Evie is so smitten by Suzanne that she doesn’t notice as the cult spirals down from talk of love and freedom to episodes of paranoia, back-biting and revenge. Along the way, Evie has her first sexual adventures, and enters sufficiently into the spirit of the cult that she brings them to the house of the family next door (which they descrate), even though she has known the family all her life and has no score to settle. Later, Evie talks her way into joining Suzanne as she and others set off to inflict mayhem on a Dennis Wilson-like figure, but Suzanne kicks her out of the car before they begin a horrific rampage.

Did Suzanne do this to protect Evie from what she knew was about to happen, or because she felt that Evie wasn’t a murderer and would become a liability? That’s left unanswered, but the bloodbath that Evie missed is so depraved – including the slashing apart of a toddler – that no human with a soul could find that earlier gesture redemptive … except for our Evie, who still feels the tug of Suzanne’s power, even after she learns every gory detail of Suzanne’s actions.

It’s several months between the time of the murders and when the cult is finally caught. During this time, Evie keeps her mouth shut about what happens and meekly allows herself to be shipped off to boarding school to resume her comfortable existence, though as a wreck, not a spirited teenager.

That’s when I decided Evie was a worthless human being. Sure, she was terrified that the cult would come after her, and there’s some honor on not squealing, but Evie had to know that the cult would likely kill again, and that made her an enabler of whatever they did subsequently.

The book interweaves the present and the past and so we learn how these events haunted Evie’s life.

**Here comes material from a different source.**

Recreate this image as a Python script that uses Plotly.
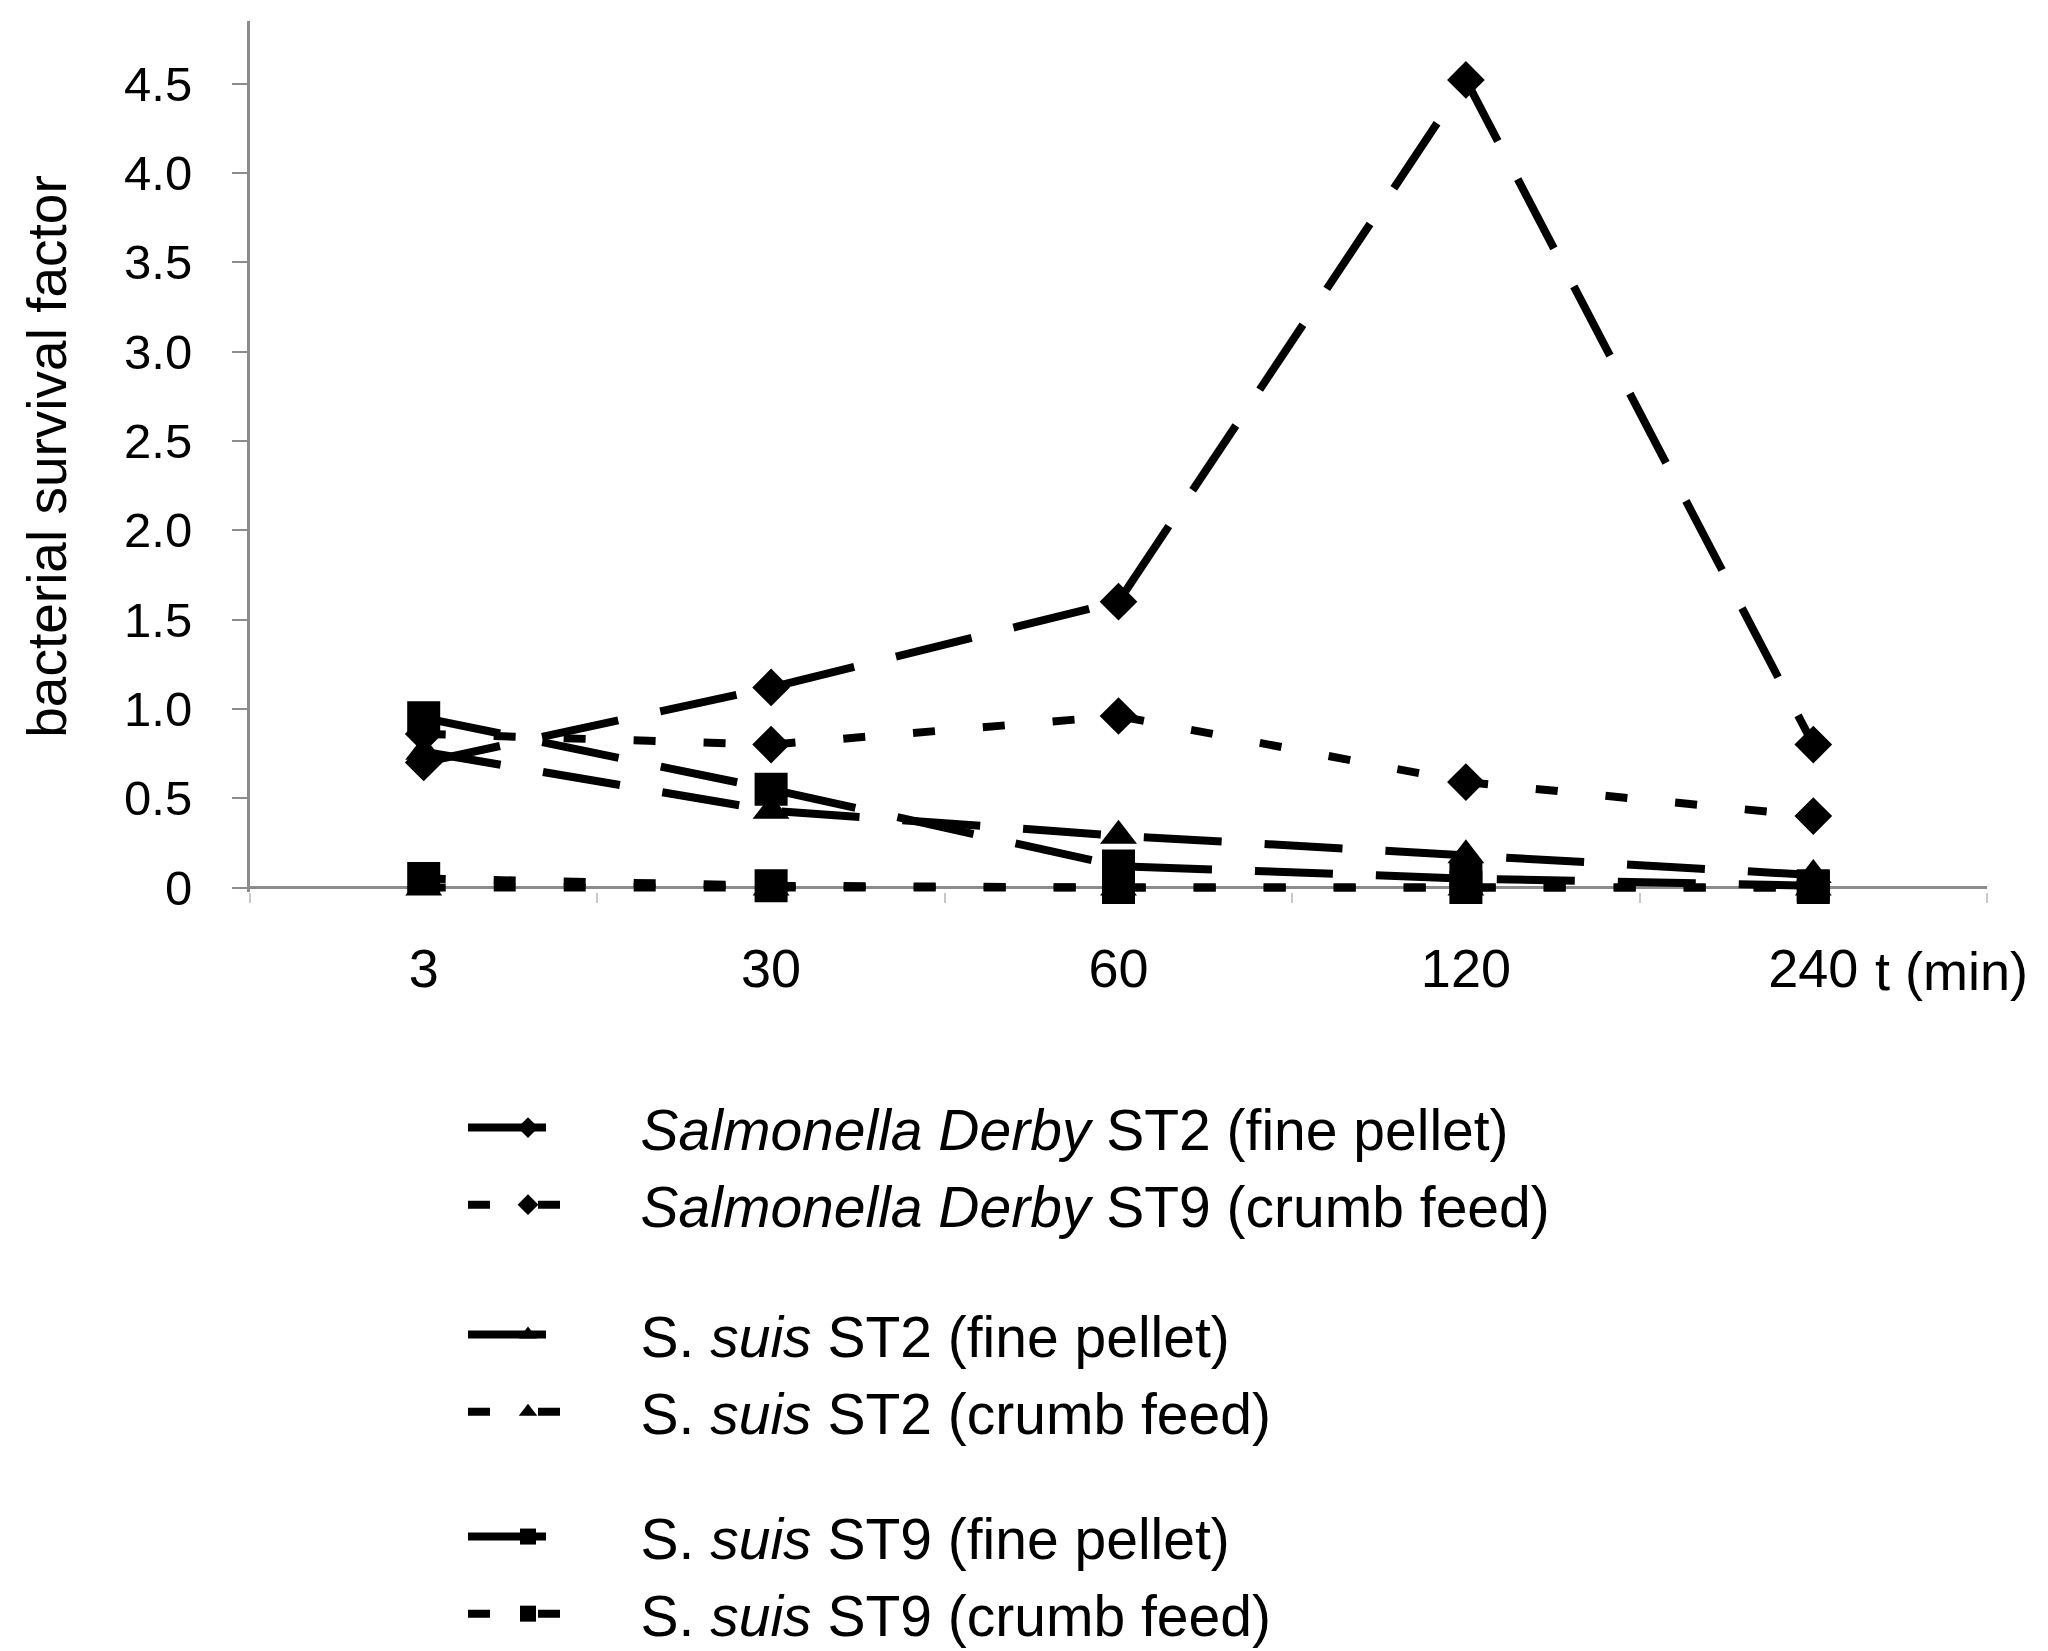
import plotly.graph_objects as go

times = ["3", "30", "60", "120", "240"]

derby_st2_fine = [0.70, 1.12, 1.60, 4.52, 0.80]
derby_st9_crumb = [0.86, 0.80, 0.96, 0.59, 0.40]
suis_st2_fine = [0.76, 0.43, 0.29, 0.18, 0.07]
suis_st2_crumb = [0.0, 0.0, 0.0, 0.0, 0.0]
suis_st9_fine = [0.95, 0.55, 0.12, 0.05, 0.01]
suis_st9_crumb = [0.05, 0.01, 0.0, 0.0, 0.0]

ytick_vals = [0, 0.5, 1.0, 1.5, 2.0, 2.5, 3.0, 3.5, 4.0, 4.5]
ytick_text = ["0", "0.5", "1.0", "1.5", "2.0", "2.5", "3.0", "3.5", "4.0", "4.5"]

FONT = "Liberation Sans, Arial, sans-serif"
long_dash = "78px,43px"
short_dash = "22px,48px"
pad = "\u00a0\u00a0\u00a0"  # gap between legend symbol and text

series = [
    ("<i>Salmonella Derby</i> ST2 (fine pellet)", derby_st2_fine, long_dash, "diamond", 29, "legend"),
    ("<i>Salmonella Derby</i> ST9 (crumb feed)", derby_st9_crumb, short_dash, "diamond", 29, "legend"),
    ("S. <i>suis</i> ST2 (fine pellet)", suis_st2_fine, long_dash, "triangle-up", 32, "legend2"),
    ("S. <i>suis</i> ST2 (crumb feed)", suis_st2_crumb, short_dash, "triangle-up", 32, "legend2"),
    ("S. <i>suis</i> ST9 (fine pellet)", suis_st9_fine, long_dash, "square", 33, "legend3"),
    ("S. <i>suis</i> ST9 (crumb feed)", suis_st9_crumb, short_dash, "square", 33, "legend3"),
]

fig = go.Figure()
for name, vals, dash, sym, size, leg in series:
    fig.add_trace(go.Scatter(
        x=times, y=vals, name=pad + name, mode="lines+markers",
        line=dict(color="black", width=8, dash=dash),
        marker=dict(symbol=sym, size=size, color="black"),
        legend=leg, cliponaxis=False,
    ))

# plot area in pixels: x 242..1979, y 13..884 (value 0 sits at ~880)
PLOT_BOTTOM = 884
PLOT_H = PLOT_BOTTOM - 13


def legend_box(top_px):
    return dict(
        xref="paper", yref="paper",
        x=(455 - 242) / 1737, y=(PLOT_BOTTOM - top_px) / PLOT_H,
        xanchor="left", yanchor="top",
        itemwidth=120, font=dict(size=57, family=FONT),
        bgcolor="rgba(0,0,0,0)",
    )


fig.update_layout(
    width=2048, height=1651,
    paper_bgcolor="white", plot_bgcolor="white",
    margin=dict(l=242, r=69, t=13, b=1651 - PLOT_BOTTOM, autoexpand=False),
    font=dict(family=FONT, color="black", size=52),
    showlegend=True,
    legend=legend_box(1076),
    legend2=legend_box(1283),
    legend3=legend_box(1485),
)

fig.update_xaxes(
    type="category", range=[-0.5, 4.5],
    showline=False, showgrid=False, zeroline=False,
    ticks="outside", tickson="boundaries", ticklen=10, tickcolor="#c8c8c8", tickwidth=2,
    tickfont=dict(size=54), ticklabelstandoff=40, tickangle=0,
)
fig.update_yaxes(
    range=[-0.025, 4.85],
    showline=True, linecolor="#8c8c8c", linewidth=3,
    showgrid=False,
    zeroline=True, zerolinecolor="#8c8c8c", zerolinewidth=3,
    ticks="outside", ticklen=15, tickcolor="#8c8c8c", tickwidth=2,
    tickvals=ytick_vals, ticktext=ytick_text,
    tickfont=dict(size=49), ticklabelstandoff=30,
    title=dict(text="bacterial survival factor", font=dict(size=55), standoff=40),
)

fig.add_annotation(
    text="t (min)", xref="paper", yref="paper",
    x=(1865 - 242) / 1737, y=0, yshift=-79,
    xanchor="left", yanchor="middle", showarrow=False,
    font=dict(size=54, family=FONT, color="black"),
)

fig.write_html("out.html")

But there’s no redemptive moment, no act where she summons the courage to do the right thing, or rises above her own self-absorption. Even in the present, when the psychopath-in-the-making son of a friend and his underage, impressionable girlfriend crash at her digs, she can only summon a half-hearted (and failed) attempt to save the girl from following the path that so grievously sidetracked her own life.

All the men in the book are either pathetic or pigs of various shapes and forms – except for a premed student named Tom, who sees the cult for what it is, but who Evie rejects as a dork. Towards the end of the book, Evie ticks off a long list of subsequent experiences with awful men that could summon in her the hatred to commit horrendous crimes, seeming to imply that with the right mix of events, she too might have become a Suzanne, and, by implication, so could enormous numbers of other young women.

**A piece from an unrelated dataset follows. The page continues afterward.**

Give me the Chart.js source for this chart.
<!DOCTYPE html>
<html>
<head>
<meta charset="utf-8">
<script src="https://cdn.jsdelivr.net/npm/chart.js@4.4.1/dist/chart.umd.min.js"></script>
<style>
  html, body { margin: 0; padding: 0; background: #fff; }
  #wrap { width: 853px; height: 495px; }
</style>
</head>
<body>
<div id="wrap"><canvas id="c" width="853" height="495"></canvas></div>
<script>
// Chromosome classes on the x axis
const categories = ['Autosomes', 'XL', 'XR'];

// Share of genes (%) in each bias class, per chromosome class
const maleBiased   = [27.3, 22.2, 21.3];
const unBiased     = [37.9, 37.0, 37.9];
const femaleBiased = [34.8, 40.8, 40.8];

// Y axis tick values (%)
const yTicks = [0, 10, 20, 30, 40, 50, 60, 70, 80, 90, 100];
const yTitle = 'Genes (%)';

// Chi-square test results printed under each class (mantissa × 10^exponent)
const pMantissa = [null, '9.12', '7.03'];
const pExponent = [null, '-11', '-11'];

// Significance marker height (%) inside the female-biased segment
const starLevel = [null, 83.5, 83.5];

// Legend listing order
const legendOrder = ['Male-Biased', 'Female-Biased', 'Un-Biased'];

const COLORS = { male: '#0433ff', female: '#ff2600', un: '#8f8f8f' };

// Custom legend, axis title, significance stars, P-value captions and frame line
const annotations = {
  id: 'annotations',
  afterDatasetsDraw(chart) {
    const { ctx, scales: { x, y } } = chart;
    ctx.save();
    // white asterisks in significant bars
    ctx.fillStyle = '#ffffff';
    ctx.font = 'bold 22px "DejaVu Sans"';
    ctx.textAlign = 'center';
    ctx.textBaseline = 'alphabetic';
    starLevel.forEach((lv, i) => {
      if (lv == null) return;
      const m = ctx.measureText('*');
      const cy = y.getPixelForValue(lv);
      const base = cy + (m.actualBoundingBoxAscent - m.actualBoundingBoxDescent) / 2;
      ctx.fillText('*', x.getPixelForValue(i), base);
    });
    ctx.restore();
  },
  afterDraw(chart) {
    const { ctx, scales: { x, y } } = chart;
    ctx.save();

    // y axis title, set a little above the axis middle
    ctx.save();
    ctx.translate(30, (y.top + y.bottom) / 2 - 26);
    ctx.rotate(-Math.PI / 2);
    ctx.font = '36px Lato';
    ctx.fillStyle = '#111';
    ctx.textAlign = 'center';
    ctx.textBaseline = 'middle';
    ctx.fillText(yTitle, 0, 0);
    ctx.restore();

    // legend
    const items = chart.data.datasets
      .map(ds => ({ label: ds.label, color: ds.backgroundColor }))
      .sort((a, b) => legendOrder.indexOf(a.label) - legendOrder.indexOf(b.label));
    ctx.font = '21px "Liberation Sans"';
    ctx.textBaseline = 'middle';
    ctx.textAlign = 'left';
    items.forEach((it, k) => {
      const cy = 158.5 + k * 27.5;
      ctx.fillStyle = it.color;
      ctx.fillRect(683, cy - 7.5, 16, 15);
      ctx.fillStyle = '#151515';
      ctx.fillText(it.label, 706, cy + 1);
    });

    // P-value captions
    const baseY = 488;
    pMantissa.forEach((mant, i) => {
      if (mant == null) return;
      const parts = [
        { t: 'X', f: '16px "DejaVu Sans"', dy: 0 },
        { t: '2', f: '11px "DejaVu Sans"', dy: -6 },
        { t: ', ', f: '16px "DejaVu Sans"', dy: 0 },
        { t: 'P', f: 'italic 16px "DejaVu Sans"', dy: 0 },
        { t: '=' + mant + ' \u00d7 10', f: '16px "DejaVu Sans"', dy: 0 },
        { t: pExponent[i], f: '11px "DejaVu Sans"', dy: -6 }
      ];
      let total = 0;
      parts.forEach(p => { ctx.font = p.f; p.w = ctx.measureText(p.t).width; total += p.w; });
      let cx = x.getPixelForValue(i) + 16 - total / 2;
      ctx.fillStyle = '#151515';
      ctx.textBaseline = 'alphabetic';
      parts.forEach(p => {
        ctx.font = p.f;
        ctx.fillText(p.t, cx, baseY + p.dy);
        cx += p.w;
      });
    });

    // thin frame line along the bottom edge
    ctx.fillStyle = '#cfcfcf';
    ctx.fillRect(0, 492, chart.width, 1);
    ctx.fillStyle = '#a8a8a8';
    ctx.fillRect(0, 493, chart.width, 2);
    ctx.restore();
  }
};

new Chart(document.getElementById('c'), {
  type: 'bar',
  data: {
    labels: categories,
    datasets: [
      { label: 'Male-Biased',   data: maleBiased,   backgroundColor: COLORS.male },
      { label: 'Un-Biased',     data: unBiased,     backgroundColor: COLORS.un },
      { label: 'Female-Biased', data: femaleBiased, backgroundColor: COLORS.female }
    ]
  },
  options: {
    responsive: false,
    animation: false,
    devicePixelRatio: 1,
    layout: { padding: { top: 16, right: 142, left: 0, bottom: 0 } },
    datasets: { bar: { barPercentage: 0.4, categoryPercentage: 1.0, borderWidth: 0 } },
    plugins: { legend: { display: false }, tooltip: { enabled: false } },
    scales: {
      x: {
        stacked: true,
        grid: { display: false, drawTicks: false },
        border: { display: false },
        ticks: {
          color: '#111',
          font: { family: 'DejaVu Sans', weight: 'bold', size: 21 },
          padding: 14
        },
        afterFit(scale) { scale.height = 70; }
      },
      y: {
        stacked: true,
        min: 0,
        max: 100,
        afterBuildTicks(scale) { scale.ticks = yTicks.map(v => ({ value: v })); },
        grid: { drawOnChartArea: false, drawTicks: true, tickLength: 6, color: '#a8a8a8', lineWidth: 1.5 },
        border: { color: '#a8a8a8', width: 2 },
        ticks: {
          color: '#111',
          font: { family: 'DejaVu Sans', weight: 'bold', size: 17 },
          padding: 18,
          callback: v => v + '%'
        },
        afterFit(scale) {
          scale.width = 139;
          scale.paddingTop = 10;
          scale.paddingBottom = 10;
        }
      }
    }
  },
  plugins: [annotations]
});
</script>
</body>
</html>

My first reaction was to call “Bullshit!” Were all young women potential Suzannes, we would have seen endless repeats of the Manson horrors in the nearly 50 years since the events. Instead, those murders still stand as a touchstone of horror because nothing since has eclipsed their mindless violence.

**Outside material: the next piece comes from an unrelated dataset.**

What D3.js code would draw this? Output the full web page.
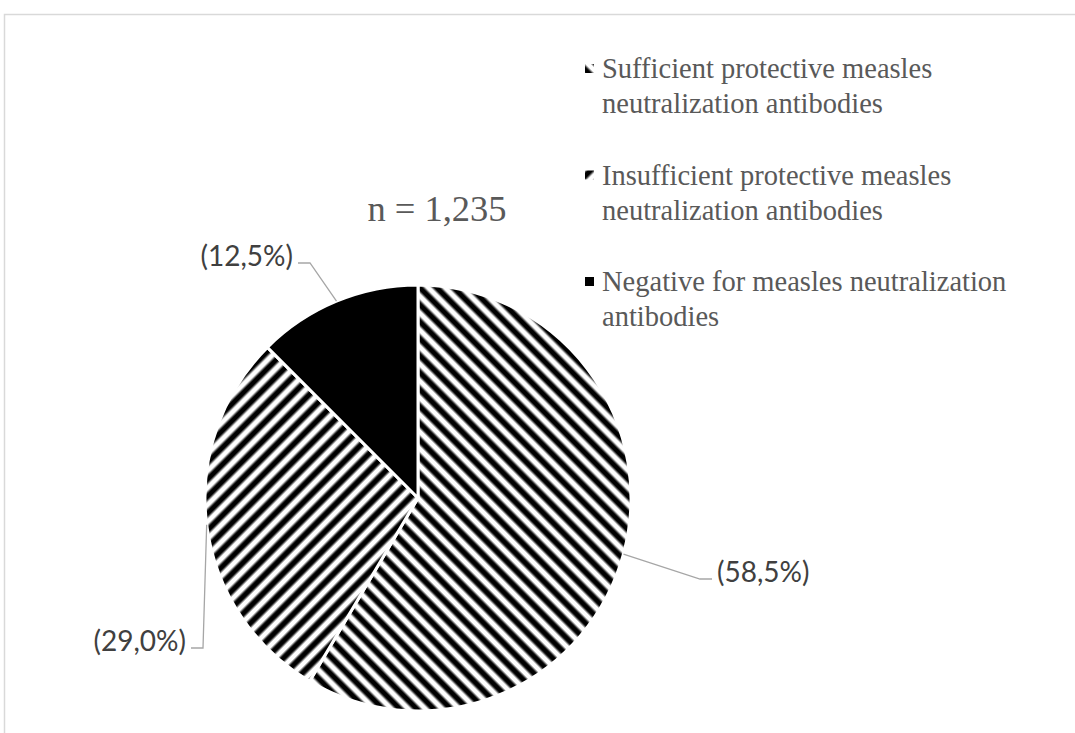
<!DOCTYPE html>
<html>
<head>
<meta charset="utf-8">
<script src="https://cdn.jsdelivr.net/npm/d3@7"></script>
<style>
  body { margin: 0; background: #fff; }
  svg { display: block; }
</style>
</head>
<body>
<svg class="pieChart"></svg>
<script>
// data
const categories = [
    "Sufficient protective measles neutralization antibodies",
    "Insufficient protective measles neutralization antibodies",
    "Negative for measles neutralization antibodies"
];
const legendLines = [
    ["Sufficient protective measles", "neutralization antibodies"],
    ["Insufficient protective measles", "neutralization antibodies"],
    ["Negative for measles neutralization", "antibodies"]
];
const percents = [58.5, 29.0, 12.5];
const sampleSize = 1235;

// layout only (offsets from pie centre to the elbow of each leader line)
const leaderElbows = [[282, 81], [-215, 150], [-108, -235]];
const leaderSide = [1, -1, -1];

const width = 1075, height = 733;
const cx = 418, cy = 498, radius = 213;

const svg = d3.select("svg.pieChart")
    .attr("width", width)
    .attr("height", height);

const defs = svg.append("defs");

// soft stripe, like the blurred excel hatch
const grad = defs.append("linearGradient")
    .attr("id", "softStripe")
    .attr("x1", 0).attr("y1", 0).attr("x2", 0).attr("y2", 1);
[[0, "#fff"], [0.14, "#fff"], [0.34, "#000"], [0.66, "#000"], [0.86, "#fff"], [1, "#fff"]]
    .forEach(s => grad.append("stop").attr("offset", s[0]).attr("stop-color", s[1]));

const period = 12;
function stripePattern(id, angle) {
    const p = defs.append("pattern")
        .attr("id", id)
        .attr("patternUnits", "userSpaceOnUse")
        .attr("width", period)
        .attr("height", period)
        .attr("patternTransform", `rotate(${angle})`);
    p.append("rect")
        .attr("width", period)
        .attr("height", period)
        .attr("fill", "url(#softStripe)");
}
stripePattern("hatchDown", 45);   // "\" lines
stripePattern("hatchUp", -45);    // "/" lines

const fills = ["url(#hatchDown)", "url(#hatchUp)", "#000"];

// chart frame (only top and left edge are inside the crop)
svg.append("rect")
    .attr("x", 4.5).attr("y", 14.5)
    .attr("width", 1200).attr("height", 1000)
    .attr("fill", "none")
    .attr("stroke", "#d9d9d9")
    .attr("stroke-width", 1.5);

const pie = d3.pie().sort(null).value(d => d);
const arcs = pie(percents);

const arc = d3.arc().innerRadius(0).outerRadius(radius);

const pieGroup = svg.append("g")
    .attr("transform", `translate(${cx},${cy})`);

pieGroup.selectAll("path")
    .data(arcs)
    .enter()
    .append("path")
    .attr("d", arc)
    .attr("fill", (d, i) => fills[i])
    .attr("stroke", "#fff")
    .attr("stroke-width", 3)
    .attr("stroke-linejoin", "round");

// leader lines and labels
const commaLocale = d3.formatLocale({ decimal: ",", thousands: ".", grouping: [3], currency: ["", ""] });
const pctFormat = commaLocale.format(".1f");

arcs.forEach((d, i) => {
    const a = (d.startAngle + d.endAngle) / 2;
    const start = [Math.sin(a) * radius, -Math.cos(a) * radius];
    const elbow = leaderElbows[i];
    const end = [elbow[0] + leaderSide[i] * 12, elbow[1]];

    pieGroup.append("path")
        .attr("d", d3.line()([start, elbow, end]))
        .attr("fill", "none")
        .attr("stroke", "#a6a6a6")
        .attr("stroke-width", 1.3);

    pieGroup.append("text")
        .attr("x", end[0] + leaderSide[i] * 5)
        .attr("y", end[1] + 3)
        .attr("text-anchor", leaderSide[i] > 0 ? "start" : "end")
        .style("font-family", "Lato, 'Open Sans', sans-serif")
        .style("font-size", "28px")
        .style("fill", "#404040")
        .text("(" + pctFormat(d.data) + "%)");
});

// title
svg.append("text")
    .attr("x", 437)
    .attr("y", 221)
    .attr("text-anchor", "middle")
    .style("font-family", "'Liberation Serif', serif")
    .style("font-size", "36.5px")
    .style("fill", "#595959")
    .text("n = " + d3.format(",")(sampleSize));

// legend
const legend = svg.append("g")
    .attr("class", "legend")
    .attr("transform", "translate(585, 0)");

const items = legend.selectAll("g")
    .data(categories)
    .enter()
    .append("g")
    .attr("transform", (d, i) => `translate(0, ${78 + i * 106.5})`);

items.append("rect")
    .attr("x", 0)
    .attr("y", -14)
    .attr("width", 9)
    .attr("height", 9)
    .attr("fill", (d, i) => fills[i]);

items.append("text")
    .style("font-family", "'Liberation Serif', serif")
    .style("font-size", "28.5px")
    .style("fill", "#595959")
    .selectAll("tspan")
    .data((d, i) => legendLines[i])
    .enter()
    .append("tspan")
    .attr("x", 17)
    .attr("dy", (d, j) => j === 0 ? 0 : 35)
    .text(d => d);
</script>
</body>
</html>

The Manson cult was at the far far end of the normal curve during truly abnormal times. In just the two years leading up to the murders, we had the huge escalation of a senseless war, the explosion of the anti-war movement and counter-culture, a breakdown of generational trust, my generation’s first experiences with powerful, mind-altering drugs, and a sexual revolution. In a country of more than 200 million people, that roiling stew of disruptive forces bubbled to the surface about 20 broken souls, deranged by drugs and in the thrall of a false prophet.

On reflection, however, maybe Ms. Clein was making a different point. All we have to think of are the teenage executioners of Pol Pot’s Cambodia or the child soldiers of Africa to recognize that the capacity for evil lies latent in the young. And, while in fiction we want our protagonists to find redemption or transcend their flaws perhaps Evie’s failure to rise to the occasion was making the point that a civilization that keeps our murderous impulses in check is not innate, but something external that has to be actively inculcated and supported. That’s something to keep in mind amid the current insanity of gun violence, and as more dark clouds gather on the horizon.